Interesting, because walking around aimlessly looking for a good entry often works quite well for me. I can often recognize the good subject and light when it presents itself to me. I have a good tourist trap location for doing that sort of semi-random shooting, however. Another thing that may tie in with my earlier post is that I have realized what I like about photography is exploration of the world, rather than creation of scenes a studio.


Ditto. My best scores are shots I just happened to have that fit a challenge. My set-up shots fail miserably.


+1
09/06/2011 03:13:38 PM · #24
Originally posted by crowis:

I have been shooting on this site for a while. Not as long as my profile might indicate, as I shot for a few months and then vacated for almost four years. . . I have been shooting pretty steadily for a while again and am happy to report that when I first started I could barely chip above 5.0, and now I have several photos scoring in the high fives. I even have reached the point where I know where an entry is likely to fall--and some do poorly. The question I have is, "What is it I'm missing?" What is the difference between a 6.25 and a 5.9 shot? What I have often found is that bitching about how low my scores are is a sign there is something other photagraphers are seeing that I am not. . . So, what is the difference between a high 5.0 shot or person scoring regularly at that level, and a shot or person scoring above that?


Looking at your portfolio and challenge entries ... your technique and composition are coming along fine. Keep working on them and expect them to get better.

The first thing I'd suggest is to think about the story your photo tells, or you want to tell through your photo. If you don't know the story, you're in trouble. Viewers see lots of technically perfect photos, but with out a story, it's like Mozart played by a robot ... no feeling ... no emotion. Make me laugh, make me cry, make me happy, make me mad with your photo.
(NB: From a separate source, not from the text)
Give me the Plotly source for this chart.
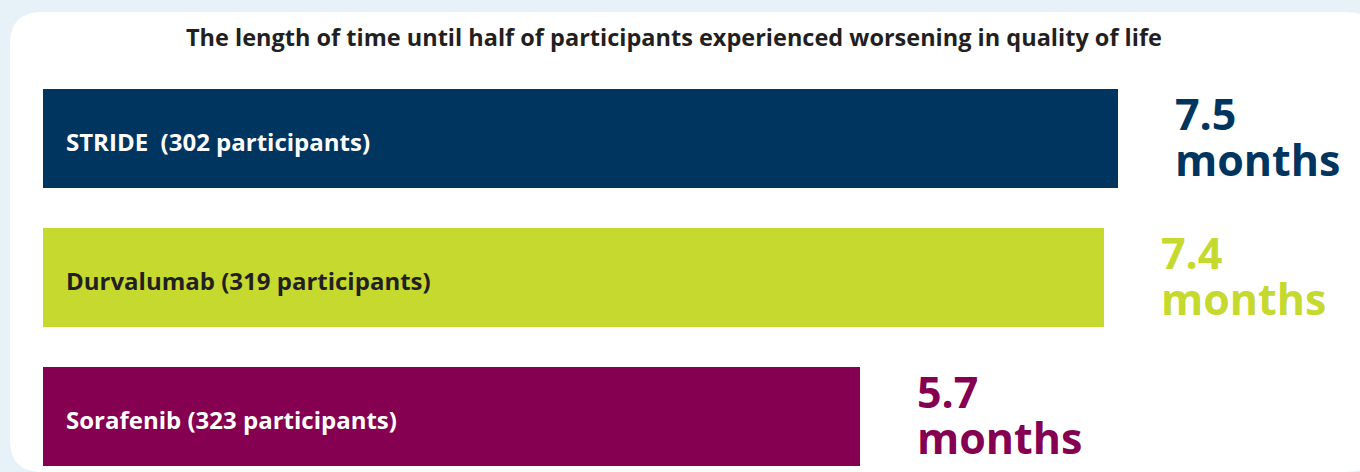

Suggest trying for the next dozen challenge entries to tell a story with your subject and your treatment of the subject.

The second thing I'd suggest is find a regular source of photographic information besides DPC. Tim Gray has a daily email that's full of useful stuff (about 70% of the time) and comes in tiny doses you can internalize. The Kelby training is pretty good. Each time one of these little stimulants resonates with you ... shoot something with that stimulant in mind. It will shake up your imagination and let you practice a few new things every once in awhile.
09/06/2011 03:27:02 PM · #25
Watching videos to see others editing their work is a huge opportunity, especially for those of us who are self taught in Photoshop. There are quite a few on the net, as well as in CDs that come with various photo magazines. The full photoshop program is so huge that it gets daunting for the self taught, and one tends to travel the same narrow path through the workflow.

Looking at your work Mike, I wonder if you have ever messed around with the multiply layer? It can give a richness to the colors and a nice pop to the contrast that might make the difference in breaking that 6 barrier. Mess around with all the levers and layers, from your portfolio I would guess that your sub six scores have less to do with what you are pointing your camera at than how you cook your images.

Cartier-Bresson said "I am a hunter, not a cook" and had others do his darkroom work. Here you have to hunt down the right image, and spice it up correctly.